BRIEF
Without the pictures, can you quote each line below exactly?

######

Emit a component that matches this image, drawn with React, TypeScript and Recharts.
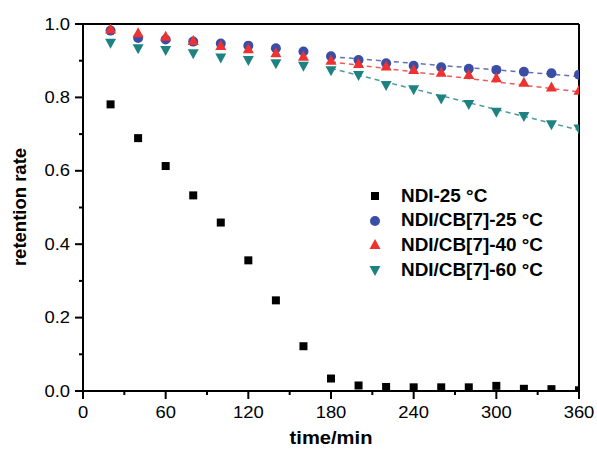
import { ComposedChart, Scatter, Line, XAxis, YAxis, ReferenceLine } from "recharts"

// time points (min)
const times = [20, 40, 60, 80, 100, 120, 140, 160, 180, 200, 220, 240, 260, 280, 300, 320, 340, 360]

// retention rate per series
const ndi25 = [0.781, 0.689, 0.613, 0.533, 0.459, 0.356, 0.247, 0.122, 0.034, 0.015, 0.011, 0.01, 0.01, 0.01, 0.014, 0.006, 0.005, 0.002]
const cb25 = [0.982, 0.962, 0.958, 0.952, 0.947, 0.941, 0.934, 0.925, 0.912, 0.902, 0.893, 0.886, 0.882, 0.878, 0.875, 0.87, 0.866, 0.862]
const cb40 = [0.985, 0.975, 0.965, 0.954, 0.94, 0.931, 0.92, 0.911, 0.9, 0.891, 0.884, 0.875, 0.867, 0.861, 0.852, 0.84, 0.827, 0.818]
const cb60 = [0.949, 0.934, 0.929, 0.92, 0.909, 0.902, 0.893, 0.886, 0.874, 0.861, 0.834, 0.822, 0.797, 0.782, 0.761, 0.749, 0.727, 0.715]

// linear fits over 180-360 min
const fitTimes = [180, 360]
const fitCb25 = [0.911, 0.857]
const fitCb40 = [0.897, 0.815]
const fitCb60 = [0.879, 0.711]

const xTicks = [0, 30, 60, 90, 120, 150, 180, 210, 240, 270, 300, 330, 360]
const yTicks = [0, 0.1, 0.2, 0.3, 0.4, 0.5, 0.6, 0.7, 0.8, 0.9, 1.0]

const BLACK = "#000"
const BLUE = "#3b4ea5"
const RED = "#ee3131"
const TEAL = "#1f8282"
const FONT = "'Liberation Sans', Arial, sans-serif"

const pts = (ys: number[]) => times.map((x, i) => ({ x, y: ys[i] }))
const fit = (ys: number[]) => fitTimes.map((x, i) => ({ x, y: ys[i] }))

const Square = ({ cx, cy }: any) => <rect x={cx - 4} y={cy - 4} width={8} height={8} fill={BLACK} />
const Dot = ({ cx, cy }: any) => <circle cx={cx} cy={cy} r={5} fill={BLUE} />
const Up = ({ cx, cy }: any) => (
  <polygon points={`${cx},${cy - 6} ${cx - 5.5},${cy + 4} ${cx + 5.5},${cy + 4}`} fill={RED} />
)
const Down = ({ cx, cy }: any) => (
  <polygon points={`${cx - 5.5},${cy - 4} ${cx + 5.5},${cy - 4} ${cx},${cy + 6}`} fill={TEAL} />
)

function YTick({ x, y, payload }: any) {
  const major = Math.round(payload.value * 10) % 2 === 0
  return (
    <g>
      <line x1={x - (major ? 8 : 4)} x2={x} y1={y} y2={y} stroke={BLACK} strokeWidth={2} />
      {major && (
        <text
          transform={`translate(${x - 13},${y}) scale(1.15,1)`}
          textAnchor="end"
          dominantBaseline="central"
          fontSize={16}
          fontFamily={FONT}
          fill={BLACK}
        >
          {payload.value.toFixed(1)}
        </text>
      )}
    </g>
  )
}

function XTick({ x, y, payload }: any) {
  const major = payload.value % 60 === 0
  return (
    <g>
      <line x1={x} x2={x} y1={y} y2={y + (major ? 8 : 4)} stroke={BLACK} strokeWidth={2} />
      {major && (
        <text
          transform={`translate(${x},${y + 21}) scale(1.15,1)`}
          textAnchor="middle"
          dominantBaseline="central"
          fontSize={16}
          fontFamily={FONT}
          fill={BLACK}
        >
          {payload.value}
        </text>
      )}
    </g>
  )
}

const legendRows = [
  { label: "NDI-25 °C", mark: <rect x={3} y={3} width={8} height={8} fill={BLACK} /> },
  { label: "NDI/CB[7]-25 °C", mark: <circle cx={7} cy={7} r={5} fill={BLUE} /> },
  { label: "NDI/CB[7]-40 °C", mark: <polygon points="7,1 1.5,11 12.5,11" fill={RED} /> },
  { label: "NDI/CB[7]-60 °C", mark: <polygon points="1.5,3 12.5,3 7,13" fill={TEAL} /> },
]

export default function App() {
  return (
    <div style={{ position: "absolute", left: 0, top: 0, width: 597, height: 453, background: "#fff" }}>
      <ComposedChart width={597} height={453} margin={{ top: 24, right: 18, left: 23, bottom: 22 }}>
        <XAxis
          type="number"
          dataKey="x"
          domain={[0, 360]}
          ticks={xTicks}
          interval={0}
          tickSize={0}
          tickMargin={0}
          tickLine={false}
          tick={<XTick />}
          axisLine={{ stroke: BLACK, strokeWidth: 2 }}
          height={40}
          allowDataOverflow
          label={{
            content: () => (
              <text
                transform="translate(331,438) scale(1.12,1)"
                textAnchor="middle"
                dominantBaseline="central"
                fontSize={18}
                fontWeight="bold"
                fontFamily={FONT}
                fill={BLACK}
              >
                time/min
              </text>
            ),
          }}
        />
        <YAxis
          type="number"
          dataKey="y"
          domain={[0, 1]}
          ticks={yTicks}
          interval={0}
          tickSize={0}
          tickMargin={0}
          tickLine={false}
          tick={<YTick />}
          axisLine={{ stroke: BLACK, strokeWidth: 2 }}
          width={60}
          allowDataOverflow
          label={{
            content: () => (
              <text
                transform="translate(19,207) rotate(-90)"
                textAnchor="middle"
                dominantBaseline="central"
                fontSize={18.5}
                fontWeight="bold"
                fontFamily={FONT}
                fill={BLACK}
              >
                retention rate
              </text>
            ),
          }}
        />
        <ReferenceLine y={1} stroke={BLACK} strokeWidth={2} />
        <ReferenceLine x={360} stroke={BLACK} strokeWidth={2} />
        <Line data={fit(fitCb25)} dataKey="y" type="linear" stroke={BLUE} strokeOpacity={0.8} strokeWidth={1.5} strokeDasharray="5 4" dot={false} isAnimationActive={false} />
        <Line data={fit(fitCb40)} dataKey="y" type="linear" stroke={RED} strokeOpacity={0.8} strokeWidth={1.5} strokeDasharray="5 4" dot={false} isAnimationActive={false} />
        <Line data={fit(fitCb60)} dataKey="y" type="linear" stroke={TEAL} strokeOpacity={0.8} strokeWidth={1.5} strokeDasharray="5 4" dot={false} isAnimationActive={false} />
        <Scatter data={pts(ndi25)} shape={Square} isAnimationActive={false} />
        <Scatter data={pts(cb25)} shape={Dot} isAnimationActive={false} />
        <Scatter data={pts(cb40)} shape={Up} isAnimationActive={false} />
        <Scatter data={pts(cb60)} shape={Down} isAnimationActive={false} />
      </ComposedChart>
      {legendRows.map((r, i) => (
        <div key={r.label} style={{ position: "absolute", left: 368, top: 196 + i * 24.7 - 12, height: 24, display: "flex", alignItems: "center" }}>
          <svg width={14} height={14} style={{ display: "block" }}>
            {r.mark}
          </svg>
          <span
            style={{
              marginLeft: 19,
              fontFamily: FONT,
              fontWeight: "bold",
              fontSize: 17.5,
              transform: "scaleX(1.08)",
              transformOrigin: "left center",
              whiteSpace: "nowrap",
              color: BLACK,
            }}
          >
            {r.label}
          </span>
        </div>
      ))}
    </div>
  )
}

######

RESPONSE TO THE TASK
Emit a component that matches this image, drawn with React, TypeScript and Recharts.
import { ComposedChart, Scatter, Line, XAxis, YAxis, ReferenceLine } from "recharts"

// time points (min)
const times = [20, 40, 60, 80, 100, 120, 140, 160, 180, 200, 220, 240, 260, 280, 300, 320, 340, 360]

// retention rate per series
const ndi25 = [0.781, 0.689, 0.613, 0.533, 0.459, 0.356, 0.247, 0.122, 0.034, 0.015, 0.011, 0.01, 0.01, 0.01, 0.014, 0.006, 0.005, 0.002]
const cb25 = [0.982, 0.962, 0.958, 0.952, 0.947, 0.941, 0.934, 0.925, 0.912, 0.902, 0.893, 0.886, 0.882, 0.878, 0.875, 0.87, 0.866, 0.862]
const cb40 = [0.985, 0.975, 0.965, 0.954, 0.94, 0.931, 0.92, 0.911, 0.9, 0.891, 0.884, 0.875, 0.867, 0.861, 0.852, 0.84, 0.827, 0.818]
const cb60 = [0.949, 0.934, 0.929, 0.92, 0.909, 0.902, 0.893, 0.886, 0.874, 0.861, 0.834, 0.822, 0.797, 0.782, 0.761, 0.749, 0.727, 0.715]

// linear fits over 180-360 min
const fitTimes = [180, 360]
const fitCb25 = [0.911, 0.857]
const fitCb40 = [0.897, 0.815]
const fitCb60 = [0.879, 0.711]

const xTicks = [0, 30, 60, 90, 120, 150, 180, 210, 240, 270, 300, 330, 360]
const yTicks = [0, 0.1, 0.2, 0.3, 0.4, 0.5, 0.6, 0.7, 0.8, 0.9, 1.0]

const BLACK = "#000"
const BLUE = "#3b4ea5"
const RED = "#ee3131"
const TEAL = "#1f8282"
const FONT = "'Liberation Sans', Arial, sans-serif"

const pts = (ys: number[]) => times.map((x, i) => ({ x, y: ys[i] }))
const fit = (ys: number[]) => fitTimes.map((x, i) => ({ x, y: ys[i] }))

const Square = ({ cx, cy }: any) => <rect x={cx - 4} y={cy - 4} width={8} height={8} fill={BLACK} />
const Dot = ({ cx, cy }: any) => <circle cx={cx} cy={cy} r={5} fill={BLUE} />
const Up = ({ cx, cy }: any) => (
  <polygon points={`${cx},${cy - 6} ${cx - 5.5},${cy + 4} ${cx + 5.5},${cy + 4}`} fill={RED} />
)
const Down = ({ cx, cy }: any) => (
  <polygon points={`${cx - 5.5},${cy - 4} ${cx + 5.5},${cy - 4} ${cx},${cy + 6}`} fill={TEAL} />
)

function YTick({ x, y, payload }: any) {
  const major = Math.round(payload.value * 10) % 2 === 0
  return (
    <g>
      <line x1={x - (major ? 8 : 4)} x2={x} y1={y} y2={y} stroke={BLACK} strokeWidth={2} />
      {major && (
        <text
          transform={`translate(${x - 13},${y}) scale(1.15,1)`}
          textAnchor="end"
          dominantBaseline="central"
          fontSize={16}
          fontFamily={FONT}
          fill={BLACK}
        >
          {payload.value.toFixed(1)}
        </text>
      )}
    </g>
  )
}

function XTick({ x, y, payload }: any) {
  const major = payload.value % 60 === 0
  return (
    <g>
      <line x1={x} x2={x} y1={y} y2={y + (major ? 8 : 4)} stroke={BLACK} strokeWidth={2} />
      {major && (
        <text
          transform={`translate(${x},${y + 21}) scale(1.15,1)`}
          textAnchor="middle"
          dominantBaseline="central"
          fontSize={16}
          fontFamily={FONT}
          fill={BLACK}
        >
          {payload.value}
        </text>
      )}
    </g>
  )
}

const legendRows = [
  { label: "NDI-25 °C", mark: <rect x={3} y={3} width={8} height={8} fill={BLACK} /> },
  { label: "NDI/CB[7]-25 °C", mark: <circle cx={7} cy={7} r={5} fill={BLUE} /> },
  { label: "NDI/CB[7]-40 °C", mark: <polygon points="7,1 1.5,11 12.5,11" fill={RED} /> },
  { label: "NDI/CB[7]-60 °C", mark: <polygon points="1.5,3 12.5,3 7,13" fill={TEAL} /> },
]

export default function App() {
  return (
    <div style={{ position: "absolute", left: 0, top: 0, width: 597, height: 453, background: "#fff" }}>
      <ComposedChart width={597} height={453} margin={{ top: 24, right: 18, left: 23, bottom: 22 }}>
        <XAxis
          type="number"
          dataKey="x"
          domain={[0, 360]}
          ticks={xTicks}
          interval={0}
          tickSize={0}
          tickMargin={0}
          tickLine={false}
          tick={<XTick />}
          axisLine={{ stroke: BLACK, strokeWidth: 2 }}
          height={40}
          allowDataOverflow
          label={{
            content: () => (
              <text
                transform="translate(331,438) scale(1.12,1)"
                textAnchor="middle"
                dominantBaseline="central"
                fontSize={18}
                fontWeight="bold"
                fontFamily={FONT}
                fill={BLACK}
              >
                time/min
              </text>
            ),
          }}
        />
        <YAxis
          type="number"
          dataKey="y"
          domain={[0, 1]}
          ticks={yTicks}
          interval={0}
          tickSize={0}
          tickMargin={0}
          tickLine={false}
          tick={<YTick />}
          axisLine={{ stroke: BLACK, strokeWidth: 2 }}
          width={60}
          allowDataOverflow
          label={{
            content: () => (
              <text
                transform="translate(19,207) rotate(-90)"
                textAnchor="middle"
                dominantBaseline="central"
                fontSize={18.5}
                fontWeight="bold"
                fontFamily={FONT}
                fill={BLACK}
              >
                retention rate
              </text>
            ),
          }}
        />
        <ReferenceLine y={1} stroke={BLACK} strokeWidth={2} />
        <ReferenceLine x={360} stroke={BLACK} strokeWidth={2} />
        <Line data={fit(fitCb25)} dataKey="y" type="linear" stroke={BLUE} strokeOpacity={0.8} strokeWidth={1.5} strokeDasharray="5 4" dot={false} isAnimationActive={false} />
        <Line data={fit(fitCb40)} dataKey="y" type="linear" stroke={RED} strokeOpacity={0.8} strokeWidth={1.5} strokeDasharray="5 4" dot={false} isAnimationActive={false} />
        <Line data={fit(fitCb60)} dataKey="y" type="linear" stroke={TEAL} strokeOpacity={0.8} strokeWidth={1.5} strokeDasharray="5 4" dot={false} isAnimationActive={false} />
        <Scatter data={pts(ndi25)} shape={Square} isAnimationActive={false} />
        <Scatter data={pts(cb25)} shape={Dot} isAnimationActive={false} />
        <Scatter data={pts(cb40)} shape={Up} isAnimationActive={false} />
        <Scatter data={pts(cb60)} shape={Down} isAnimationActive={false} />
      </ComposedChart>
      {legendRows.map((r, i) => (
        <div key={r.label} style={{ position: "absolute", left: 368, top: 196 + i * 24.7 - 12, height: 24, display: "flex", alignItems: "center" }}>
          <svg width={14} height={14} style={{ display: "block" }}>
            {r.mark}
          </svg>
          <span
            style={{
              marginLeft: 19,
              fontFamily: FONT,
              fontWeight: "bold",
              fontSize: 17.5,
              transform: "scaleX(1.08)",
              transformOrigin: "left center",
              whiteSpace: "nowrap",
              color: BLACK,
            }}
          >
            {r.label}
          </span>
        </div>
      ))}
    </div>
  )
}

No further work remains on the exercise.